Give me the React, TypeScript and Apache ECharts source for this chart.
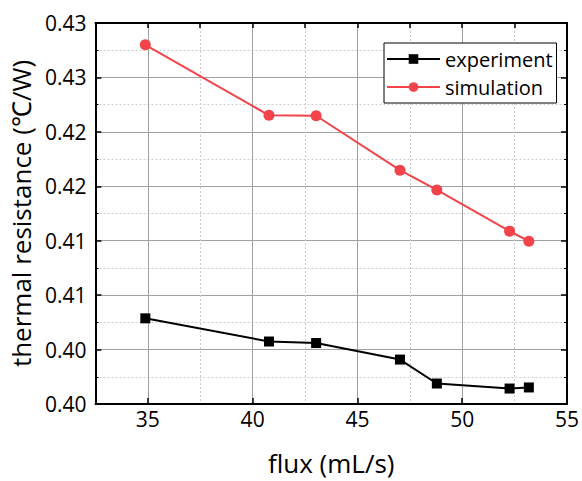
import React, { useEffect, useRef } from "react";
import * as echarts from "echarts";

const flux = [34.88, 40.78, 43.03, 47.03, 48.79, 52.26, 53.18];
const experiment = [0.40787, 0.40574, 0.4056, 0.40408, 0.40188, 0.40142, 0.40152];
const simulation = [0.433, 0.42652, 0.42648, 0.42148, 0.41966, 0.41588, 0.41495];
const yTickLabels = ["0.40", "0.40", "0.41", "0.41", "0.42", "0.42", "0.43", "0.43"];
const xTickValues = [35, 40, 45, 50, 55];

const FONT = "Open Sans";

export default function App() {
  const ref = useRef<HTMLDivElement>(null);
  useEffect(() => {
    if (!ref.current) return;
    const chart = echarts.init(ref.current, undefined, { renderer: "svg" });
    const majorGrid = { show: true, lineStyle: { color: "#a0a0a0", width: 1, type: "solid" as const } };
    const minorGrid = { show: true, lineStyle: { color: "#cccccc", width: 1, type: [2, 2] as any } };
    const axisLine = { show: true, onZero: false, lineStyle: { color: "#000", width: 2 } };
    const yCommon = {
      type: "value" as const,
      min: 0.4,
      max: 0.435,
      interval: 0.005,
    };
    chart.setOption({
      animation: false,
      textStyle: { fontFamily: FONT },
      grid: { left: 92, right: 13, top: 23, bottom: 72, containLabel: false },
      legend: {
        left: 384,
        top: 43,
        orient: "vertical",
        itemWidth: 53,
        itemHeight: 12,
        itemGap: 6,
        padding: [5, 4, 5, 2],
        borderColor: "#000",
        borderWidth: 1,
        backgroundColor: "#fff",
        borderRadius: 0,
        textStyle: { fontFamily: FONT, fontSize: 20, lineHeight: 22, color: "#000" },
        data: ["experiment", "simulation"],
      },
      xAxis: [
        {
          type: "value",
          min: 32.5,
          max: 55,
          position: "bottom",
          name: "flux (mL/s)",
          nameLocation: "middle",
          nameGap: 46,
          nameTextStyle: { fontFamily: FONT, fontSize: 26, color: "#000" },
          axisLine,
          axisTick: { show: true, inside: true, length: 6, lineStyle: { color: "#000", width: 1.5 }, customValues: xTickValues },
          axisLabel: {
            fontFamily: FONT,
            fontSize: 21,
            color: "#000",
            margin: 4,
            customValues: xTickValues,
            formatter: (v: number) => String(v),
          },
          splitLine: majorGrid,
        },
        {
          type: "value",
          min: 32.5,
          max: 55,
          interval: 2.5,
          position: "top",
          axisLine,
          axisTick: { show: true, inside: true, length: 5, lineStyle: { color: "#000", width: 1.5 } },
          axisLabel: { show: false },
          splitLine: { show: true, lineStyle: { color: ["#cccccc", "transparent"], width: 1, type: [2, 2] as any } },
        },
      ],
      yAxis: [
        {
          ...yCommon,
          position: "left",
          name: "thermal resistance (\u2103/W)",
          nameLocation: "middle",
          nameGap: 60,
          nameTextStyle: { fontFamily: FONT, fontSize: 26, color: "#000" },
          axisLine,
          axisTick: { show: true, inside: true, length: 6, lineStyle: { color: "#000", width: 1.5 } },
          minorTick: { show: true, splitNumber: 2, length: 3, lineStyle: { color: "#000", width: 1 } },
          axisLabel: {
            fontFamily: FONT,
            fontSize: 21,
            color: "#000",
            margin: 9,
            formatter: (_v: number, i: number) => yTickLabels[i] ?? "",
          },
          splitLine: majorGrid,
          minorSplitLine: minorGrid,
        },
        {
          ...yCommon,
          position: "right",
          axisLine,
          axisTick: { show: true, inside: true, length: 6, lineStyle: { color: "#000", width: 1.5 } },
          minorTick: { show: true, splitNumber: 2, length: 3, lineStyle: { color: "#000", width: 1 } },
          axisLabel: { show: false },
          splitLine: { show: false },
        },
      ],
      series: [
        {
          name: "experiment",
          type: "line",
          xAxisIndex: 0,
          yAxisIndex: 0,
          data: flux.map((x, i) => [x, experiment[i]]),
          symbol: "rect",
          symbolSize: 10,
          lineStyle: { color: "#000", width: 2 },
          itemStyle: { color: "#000" },
        },
        {
          name: "simulation",
          type: "line",
          xAxisIndex: 0,
          yAxisIndex: 0,
          data: flux.map((x, i) => [x, simulation[i]]),
          symbol: "circle",
          symbolSize: 11,
          lineStyle: { color: "#F2434A", width: 2 },
          itemStyle: { color: "#F2434A" },
        },
      ],
    });
    return () => chart.dispose();
  }, []);
  return <div ref={ref} style={{ width: 582, height: 481, position: "absolute", left: 0, top: 0 }} />;
}
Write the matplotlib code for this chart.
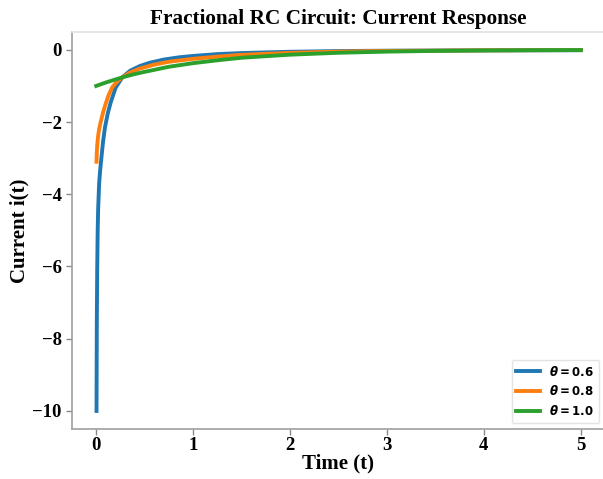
------
* [Work to do] Each entry should be repeated exactly as it appears; the pictures stay out.

* [Solved exercise]
Give me the React, TypeScript and Apache ECharts source for this chart.
import React, { useEffect, useRef } from "react";
import * as echarts from "echarts";

const flux = [34.88, 40.78, 43.03, 47.03, 48.79, 52.26, 53.18];
const experiment = [0.40787, 0.40574, 0.4056, 0.40408, 0.40188, 0.40142, 0.40152];
const simulation = [0.433, 0.42652, 0.42648, 0.42148, 0.41966, 0.41588, 0.41495];
const yTickLabels = ["0.40", "0.40", "0.41", "0.41", "0.42", "0.42", "0.43", "0.43"];
const xTickValues = [35, 40, 45, 50, 55];

const FONT = "Open Sans";

export default function App() {
  const ref = useRef<HTMLDivElement>(null);
  useEffect(() => {
    if (!ref.current) return;
    const chart = echarts.init(ref.current, undefined, { renderer: "svg" });
    const majorGrid = { show: true, lineStyle: { color: "#a0a0a0", width: 1, type: "solid" as const } };
    const minorGrid = { show: true, lineStyle: { color: "#cccccc", width: 1, type: [2, 2] as any } };
    const axisLine = { show: true, onZero: false, lineStyle: { color: "#000", width: 2 } };
    const yCommon = {
      type: "value" as const,
      min: 0.4,
      max: 0.435,
      interval: 0.005,
    };
    chart.setOption({
      animation: false,
      textStyle: { fontFamily: FONT },
      grid: { left: 92, right: 13, top: 23, bottom: 72, containLabel: false },
      legend: {
        left: 384,
        top: 43,
        orient: "vertical",
        itemWidth: 53,
        itemHeight: 12,
        itemGap: 6,
        padding: [5, 4, 5, 2],
        borderColor: "#000",
        borderWidth: 1,
        backgroundColor: "#fff",
        borderRadius: 0,
        textStyle: { fontFamily: FONT, fontSize: 20, lineHeight: 22, color: "#000" },
        data: ["experiment", "simulation"],
      },
      xAxis: [
        {
          type: "value",
          min: 32.5,
          max: 55,
          position: "bottom",
          name: "flux (mL/s)",
          nameLocation: "middle",
          nameGap: 46,
          nameTextStyle: { fontFamily: FONT, fontSize: 26, color: "#000" },
          axisLine,
          axisTick: { show: true, inside: true, length: 6, lineStyle: { color: "#000", width: 1.5 }, customValues: xTickValues },
          axisLabel: {
            fontFamily: FONT,
            fontSize: 21,
            color: "#000",
            margin: 4,
            customValues: xTickValues,
            formatter: (v: number) => String(v),
          },
          splitLine: majorGrid,
        },
        {
          type: "value",
          min: 32.5,
          max: 55,
          interval: 2.5,
          position: "top",
          axisLine,
          axisTick: { show: true, inside: true, length: 5, lineStyle: { color: "#000", width: 1.5 } },
          axisLabel: { show: false },
          splitLine: { show: true, lineStyle: { color: ["#cccccc", "transparent"], width: 1, type: [2, 2] as any } },
        },
      ],
      yAxis: [
        {
          ...yCommon,
          position: "left",
          name: "thermal resistance (\u2103/W)",
          nameLocation: "middle",
          nameGap: 60,
          nameTextStyle: { fontFamily: FONT, fontSize: 26, color: "#000" },
          axisLine,
          axisTick: { show: true, inside: true, length: 6, lineStyle: { color: "#000", width: 1.5 } },
          minorTick: { show: true, splitNumber: 2, length: 3, lineStyle: { color: "#000", width: 1 } },
          axisLabel: {
            fontFamily: FONT,
            fontSize: 21,
            color: "#000",
            margin: 9,
            formatter: (_v: number, i: number) => yTickLabels[i] ?? "",
          },
          splitLine: majorGrid,
          minorSplitLine: minorGrid,
        },
        {
          ...yCommon,
          position: "right",
          axisLine,
          axisTick: { show: true, inside: true, length: 6, lineStyle: { color: "#000", width: 1.5 } },
          minorTick: { show: true, splitNumber: 2, length: 3, lineStyle: { color: "#000", width: 1 } },
          axisLabel: { show: false },
          splitLine: { show: false },
        },
      ],
      series: [
        {
          name: "experiment",
          type: "line",
          xAxisIndex: 0,
          yAxisIndex: 0,
          data: flux.map((x, i) => [x, experiment[i]]),
          symbol: "rect",
          symbolSize: 10,
          lineStyle: { color: "#000", width: 2 },
          itemStyle: { color: "#000" },
        },
        {
          name: "simulation",
          type: "line",
          xAxisIndex: 0,
          yAxisIndex: 0,
          data: flux.map((x, i) => [x, simulation[i]]),
          symbol: "circle",
          symbolSize: 11,
          lineStyle: { color: "#F2434A", width: 2 },
          itemStyle: { color: "#F2434A" },
        },
      ],
    });
    return () => chart.dispose();
  }, []);
  return <div ref={ref} style={{ width: 582, height: 481, position: "absolute", left: 0, top: 0 }} />;
}
Write the matplotlib code for this chart.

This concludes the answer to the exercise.